Dublin house prices down for first time in seven years as new homes supply grows
Property prices in Dublin have fallen for the first time in seven years.
While they were up in the rest of the country, they fell in the capital by 0.2pc in the year to July for the first time since the end of 2012.
Dun Laoghaire-Rathdown, the Dublin region where properties tend to be the most expensive, saw a far higher decline than the average in the capital, with a drop 6.3pc.
Nationally, residential property prices increased by 2.3pc in the year to July, the Central Statistics Office (CSO) said.
This compares with an increase of 2pc in the year to June.
However, the slowdown in the rate of increase is indicated by the fact that a year ago prices were rising at a rate of 10pc annually. Prices outside Dublin rose by nearly 5pc in the year.
The region outside Dublin that saw the biggest rise in prices was the border, at 16pc, while the smallest rise was recorded in the mid-east at 0.4pc.
Greater supply of new homes has been cited as the reason for the slowdown.
New dwelling completions increased by 25pc to 18,072 last year and are expected to be up again this year.
Overall, the national index is 17.3pc lower than its highest level in 2007.
Dublin residential property prices are 22pc lower than their February 2007 peak, while residential property prices in the rest of Ireland are 20pc lower than their May 2007 peak.
The typical price paid for a home nationwide was €255,000 in the year to July. The Dublin region had the highest median price at €366,000.
Within the Dublin region, Dun Laoghaire-Rathdown had the highest median price at €530,000 while Fingal had the lowest at €337,000.
Cork-based property developer Eamon Hetherington, of GPD Property, said buyers are likely to be nervous ahead of a possible no-deal Brexit.
Despite this, he said single- digit growth is likely during 2020 and beyond.
"Unfortunately, with the very cautious approach taken by the Central Bank to mortgage affordability, too few people can qualify for a mortgage," he said.
Mr Hetherington said the 3.5 times income rule should be increased to 4.5 times where the applicants selects a five or 10-year fixed mortgage product, as there would be no possibility of them suffering from a rate shock over the short or medium term.
There has been a surge of home-buying by cuckoo funds and local authorities, squeezing out first-time buyers.
Latest figures show a fall of 6pc in the purchase of new homes by households this year.
Over the same period, non- household purchases of new homes has shot up by 60pc.
Non-household purchasers are made up of the cuckoo funds, so-called because these investment funds edge out families from the housing market.
The category also includes local authorities buying homes as social housing and approved housing bodies.

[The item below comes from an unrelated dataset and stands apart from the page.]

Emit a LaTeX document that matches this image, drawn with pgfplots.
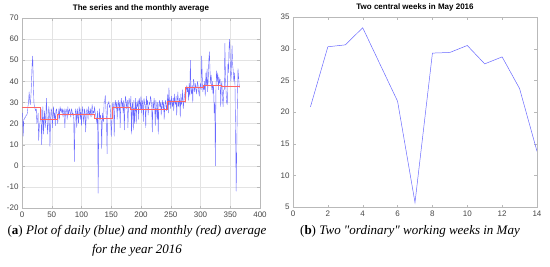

CSO figures show that so far this year, households bought a total of 4,434 new homes. Non-households bought 1,991.
This means that one in every six homes on the market is now being bought by cuckoo funds and councils.
Goodbody economist Dermot O'Leary said non-household buyers have hugely increased their presence.
"Household purchases of new homes are down by 6pc in the year to date while non-household purchases of new homes are up 60pc in the year to date," he said.
Cuckoo funds have been heavily criticised. They tend to buy blocks of houses and apartments and are seen as pushing out first-time buyers.